GE is also incorporating CMC components in advanced military engines including the GE3000 for the U.S. Army. GE’s advanced turboshaft demonstrator FATE (Future Affordable Turbine Engine) also for the Army increases the use of hot-section CMCs to achieve aggressive fuel efficiency, power-to-weight ratio, and lower maintenance cost goals. CMCs are currently being evaluated for upgrades to existing engines like the highly popular T700 helicopter engine. 

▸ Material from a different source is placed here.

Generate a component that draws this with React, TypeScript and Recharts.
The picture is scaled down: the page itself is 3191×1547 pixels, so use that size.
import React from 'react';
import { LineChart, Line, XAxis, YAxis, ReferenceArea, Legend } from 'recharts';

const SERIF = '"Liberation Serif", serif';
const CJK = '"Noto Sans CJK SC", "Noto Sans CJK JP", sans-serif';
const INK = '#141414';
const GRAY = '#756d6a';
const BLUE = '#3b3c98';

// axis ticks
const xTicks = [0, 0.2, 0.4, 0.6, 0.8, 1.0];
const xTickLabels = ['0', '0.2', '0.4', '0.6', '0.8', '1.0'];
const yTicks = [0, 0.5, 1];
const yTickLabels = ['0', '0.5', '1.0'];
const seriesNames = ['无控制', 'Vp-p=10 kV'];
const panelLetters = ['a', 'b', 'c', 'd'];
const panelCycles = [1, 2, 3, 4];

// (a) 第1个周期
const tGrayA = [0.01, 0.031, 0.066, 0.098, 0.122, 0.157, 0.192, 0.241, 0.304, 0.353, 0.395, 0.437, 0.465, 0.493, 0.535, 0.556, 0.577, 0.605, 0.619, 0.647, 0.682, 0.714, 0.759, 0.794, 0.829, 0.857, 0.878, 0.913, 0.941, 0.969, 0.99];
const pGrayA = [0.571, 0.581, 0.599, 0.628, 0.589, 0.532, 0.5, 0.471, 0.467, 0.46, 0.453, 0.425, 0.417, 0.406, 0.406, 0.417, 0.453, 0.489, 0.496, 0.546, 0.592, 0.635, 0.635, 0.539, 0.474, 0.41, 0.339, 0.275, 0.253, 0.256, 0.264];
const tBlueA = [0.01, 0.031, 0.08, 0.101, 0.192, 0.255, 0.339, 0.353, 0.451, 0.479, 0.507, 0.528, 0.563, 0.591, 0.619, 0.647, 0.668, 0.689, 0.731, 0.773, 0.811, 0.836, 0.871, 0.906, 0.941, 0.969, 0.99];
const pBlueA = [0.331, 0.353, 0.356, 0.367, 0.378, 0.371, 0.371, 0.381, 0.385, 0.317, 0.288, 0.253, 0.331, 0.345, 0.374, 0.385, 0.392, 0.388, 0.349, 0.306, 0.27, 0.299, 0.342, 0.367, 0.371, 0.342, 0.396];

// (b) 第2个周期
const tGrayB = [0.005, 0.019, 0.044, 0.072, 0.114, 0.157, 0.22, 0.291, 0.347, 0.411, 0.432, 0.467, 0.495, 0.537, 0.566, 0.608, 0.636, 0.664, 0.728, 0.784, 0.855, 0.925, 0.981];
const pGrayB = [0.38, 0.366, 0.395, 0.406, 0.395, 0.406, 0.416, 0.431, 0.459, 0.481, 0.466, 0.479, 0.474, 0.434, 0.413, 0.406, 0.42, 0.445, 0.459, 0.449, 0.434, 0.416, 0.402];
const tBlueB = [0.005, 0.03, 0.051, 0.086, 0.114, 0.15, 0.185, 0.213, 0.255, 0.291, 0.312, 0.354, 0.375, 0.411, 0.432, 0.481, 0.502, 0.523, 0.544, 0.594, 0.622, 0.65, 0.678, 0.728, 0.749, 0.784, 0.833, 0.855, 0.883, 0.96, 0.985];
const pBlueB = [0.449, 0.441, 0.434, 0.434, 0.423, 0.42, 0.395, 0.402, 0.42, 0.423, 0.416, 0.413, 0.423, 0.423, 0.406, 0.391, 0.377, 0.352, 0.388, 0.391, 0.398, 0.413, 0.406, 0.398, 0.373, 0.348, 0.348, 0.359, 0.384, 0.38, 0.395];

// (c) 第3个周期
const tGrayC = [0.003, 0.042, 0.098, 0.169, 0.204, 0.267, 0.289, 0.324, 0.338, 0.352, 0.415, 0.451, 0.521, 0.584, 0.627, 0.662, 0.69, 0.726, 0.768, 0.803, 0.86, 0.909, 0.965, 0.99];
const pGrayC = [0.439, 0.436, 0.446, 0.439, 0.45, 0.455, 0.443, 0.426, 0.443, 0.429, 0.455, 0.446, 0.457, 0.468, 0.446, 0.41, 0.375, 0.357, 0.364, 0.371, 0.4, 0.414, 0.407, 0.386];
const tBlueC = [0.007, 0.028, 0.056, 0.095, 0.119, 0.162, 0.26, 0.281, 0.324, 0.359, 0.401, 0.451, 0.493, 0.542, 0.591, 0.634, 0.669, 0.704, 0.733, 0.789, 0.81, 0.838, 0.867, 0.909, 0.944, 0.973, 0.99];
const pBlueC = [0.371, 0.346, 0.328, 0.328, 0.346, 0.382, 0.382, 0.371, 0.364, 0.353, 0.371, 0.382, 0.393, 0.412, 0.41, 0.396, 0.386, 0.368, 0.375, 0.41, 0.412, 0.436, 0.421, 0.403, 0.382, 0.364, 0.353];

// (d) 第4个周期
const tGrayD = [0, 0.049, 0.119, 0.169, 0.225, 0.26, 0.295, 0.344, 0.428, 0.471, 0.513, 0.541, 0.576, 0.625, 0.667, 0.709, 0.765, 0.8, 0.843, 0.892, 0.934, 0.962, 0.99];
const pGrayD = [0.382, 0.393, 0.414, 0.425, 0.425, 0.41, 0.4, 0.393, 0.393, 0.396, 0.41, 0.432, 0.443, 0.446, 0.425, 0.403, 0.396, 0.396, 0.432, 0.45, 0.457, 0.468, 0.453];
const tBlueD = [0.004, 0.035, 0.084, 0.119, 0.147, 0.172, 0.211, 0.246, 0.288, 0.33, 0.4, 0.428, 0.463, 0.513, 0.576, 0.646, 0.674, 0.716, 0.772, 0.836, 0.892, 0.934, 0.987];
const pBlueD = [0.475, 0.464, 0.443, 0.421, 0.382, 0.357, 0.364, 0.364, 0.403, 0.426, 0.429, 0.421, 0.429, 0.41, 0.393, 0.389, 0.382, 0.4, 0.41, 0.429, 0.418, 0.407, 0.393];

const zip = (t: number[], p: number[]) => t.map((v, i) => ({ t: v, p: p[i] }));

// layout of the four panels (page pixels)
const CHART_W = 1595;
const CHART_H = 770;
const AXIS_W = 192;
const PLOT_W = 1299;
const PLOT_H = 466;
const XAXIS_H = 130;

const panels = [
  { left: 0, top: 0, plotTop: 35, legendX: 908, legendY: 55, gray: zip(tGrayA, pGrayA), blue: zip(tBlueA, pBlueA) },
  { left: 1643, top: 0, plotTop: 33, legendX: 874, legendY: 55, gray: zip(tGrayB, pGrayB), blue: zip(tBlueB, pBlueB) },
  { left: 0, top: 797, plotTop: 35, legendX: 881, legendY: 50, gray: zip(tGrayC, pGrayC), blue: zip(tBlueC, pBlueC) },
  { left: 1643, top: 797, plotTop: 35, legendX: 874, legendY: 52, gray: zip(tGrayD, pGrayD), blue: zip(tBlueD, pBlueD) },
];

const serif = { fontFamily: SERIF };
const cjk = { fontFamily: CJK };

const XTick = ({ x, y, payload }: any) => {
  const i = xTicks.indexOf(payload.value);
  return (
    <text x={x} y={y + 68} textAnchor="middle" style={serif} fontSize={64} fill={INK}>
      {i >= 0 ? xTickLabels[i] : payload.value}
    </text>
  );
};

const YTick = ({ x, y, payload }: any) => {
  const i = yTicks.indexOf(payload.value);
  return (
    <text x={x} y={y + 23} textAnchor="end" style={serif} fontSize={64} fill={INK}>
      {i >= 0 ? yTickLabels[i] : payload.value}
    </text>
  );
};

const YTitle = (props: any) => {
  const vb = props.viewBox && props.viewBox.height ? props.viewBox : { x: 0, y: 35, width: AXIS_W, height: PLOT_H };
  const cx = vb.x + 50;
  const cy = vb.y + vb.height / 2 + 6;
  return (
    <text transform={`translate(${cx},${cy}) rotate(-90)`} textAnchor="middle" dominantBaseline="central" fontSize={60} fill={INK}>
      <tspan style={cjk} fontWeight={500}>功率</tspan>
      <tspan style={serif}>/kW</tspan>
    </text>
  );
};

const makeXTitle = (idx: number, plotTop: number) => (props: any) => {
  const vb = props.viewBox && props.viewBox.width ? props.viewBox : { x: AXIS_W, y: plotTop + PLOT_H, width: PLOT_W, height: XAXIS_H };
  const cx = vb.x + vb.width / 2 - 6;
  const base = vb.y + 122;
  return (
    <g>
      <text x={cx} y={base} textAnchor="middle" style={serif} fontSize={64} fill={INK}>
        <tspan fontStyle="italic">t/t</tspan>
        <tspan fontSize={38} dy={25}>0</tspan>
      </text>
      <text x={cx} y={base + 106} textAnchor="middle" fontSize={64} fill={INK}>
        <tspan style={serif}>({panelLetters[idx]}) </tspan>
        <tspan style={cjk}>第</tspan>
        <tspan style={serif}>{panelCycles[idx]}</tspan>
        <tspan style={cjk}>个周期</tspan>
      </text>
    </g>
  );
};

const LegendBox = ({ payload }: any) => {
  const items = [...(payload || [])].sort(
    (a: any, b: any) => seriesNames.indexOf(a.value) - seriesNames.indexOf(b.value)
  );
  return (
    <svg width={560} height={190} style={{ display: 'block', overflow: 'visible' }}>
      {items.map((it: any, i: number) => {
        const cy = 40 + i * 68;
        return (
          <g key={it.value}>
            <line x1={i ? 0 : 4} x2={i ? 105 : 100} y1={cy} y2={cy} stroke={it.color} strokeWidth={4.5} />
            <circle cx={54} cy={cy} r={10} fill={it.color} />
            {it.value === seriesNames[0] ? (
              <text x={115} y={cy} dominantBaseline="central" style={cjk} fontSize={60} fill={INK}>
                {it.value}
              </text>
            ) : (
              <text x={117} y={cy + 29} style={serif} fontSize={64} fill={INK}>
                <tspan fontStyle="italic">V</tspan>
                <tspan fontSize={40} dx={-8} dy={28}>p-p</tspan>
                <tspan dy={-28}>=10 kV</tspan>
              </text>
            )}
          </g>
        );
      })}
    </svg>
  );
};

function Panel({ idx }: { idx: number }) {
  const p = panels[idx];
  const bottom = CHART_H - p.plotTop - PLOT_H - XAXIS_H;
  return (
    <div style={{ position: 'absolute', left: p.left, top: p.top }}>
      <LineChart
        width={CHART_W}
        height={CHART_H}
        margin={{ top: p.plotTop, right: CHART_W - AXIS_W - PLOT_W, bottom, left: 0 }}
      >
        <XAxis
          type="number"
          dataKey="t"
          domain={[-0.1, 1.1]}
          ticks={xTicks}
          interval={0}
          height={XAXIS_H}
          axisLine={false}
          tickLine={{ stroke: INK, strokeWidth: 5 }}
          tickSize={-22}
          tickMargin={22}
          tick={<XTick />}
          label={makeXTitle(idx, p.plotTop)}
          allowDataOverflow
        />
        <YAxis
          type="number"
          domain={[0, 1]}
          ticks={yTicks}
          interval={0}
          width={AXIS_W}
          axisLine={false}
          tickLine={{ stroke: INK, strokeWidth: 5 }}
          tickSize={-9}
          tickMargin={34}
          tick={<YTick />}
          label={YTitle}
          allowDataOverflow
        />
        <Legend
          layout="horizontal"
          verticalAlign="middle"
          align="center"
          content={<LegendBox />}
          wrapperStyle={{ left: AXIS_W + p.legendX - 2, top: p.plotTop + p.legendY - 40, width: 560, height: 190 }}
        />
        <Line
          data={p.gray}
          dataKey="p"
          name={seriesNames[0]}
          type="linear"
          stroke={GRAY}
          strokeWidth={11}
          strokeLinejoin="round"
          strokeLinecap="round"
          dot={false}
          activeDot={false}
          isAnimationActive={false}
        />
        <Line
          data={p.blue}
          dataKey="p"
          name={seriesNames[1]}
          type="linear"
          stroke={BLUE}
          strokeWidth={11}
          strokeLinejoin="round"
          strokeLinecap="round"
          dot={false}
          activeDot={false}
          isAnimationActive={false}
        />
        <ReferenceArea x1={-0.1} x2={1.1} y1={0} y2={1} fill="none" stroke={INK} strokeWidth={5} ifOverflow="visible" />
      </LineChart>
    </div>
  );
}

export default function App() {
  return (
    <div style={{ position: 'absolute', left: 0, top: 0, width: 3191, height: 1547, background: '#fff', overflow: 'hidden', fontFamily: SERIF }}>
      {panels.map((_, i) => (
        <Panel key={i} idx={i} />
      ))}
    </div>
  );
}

The fiber plant is supported by funding ($21.9 million) from the U.S. Air Force Research Lab Title III Office. This plant will increase U.S. capability to produce SiC ceramic fiber capable of withstanding temperatures of 2400°F. Once the Huntsville plant is operational, it will sell fiber to the Department of Defense, GE businesses, Herakles (Safran), and other outside customers subject to U.S. regulations. It will be the first U.S.-based factory to produce SiC ceramic fiber on a large industrial scale. The two other NGS partners will ultimately have the opportunity to become equity partners in the Huntsville plant.

The use of lightweight, heat-resistant CMCs in the hot section of GE jet engines is a breakthrough for the jet propulsion industry. CMCs comprise SiC ceramic fibers in a SiC matrix, enhanced by proprietary coatings.

With one-third the density of metal alloys, these ultra-lightweight CMCs reduce the overall engine weight. Further, their high-temperature properties greatly enhance engine performance, durability, and fuel economy. CMCs are far more heat resistant than metal alloys, hence requiring less cooling air in the engine’s hot section. By using this air instead in the engine flow path, an engine runs more efficiently.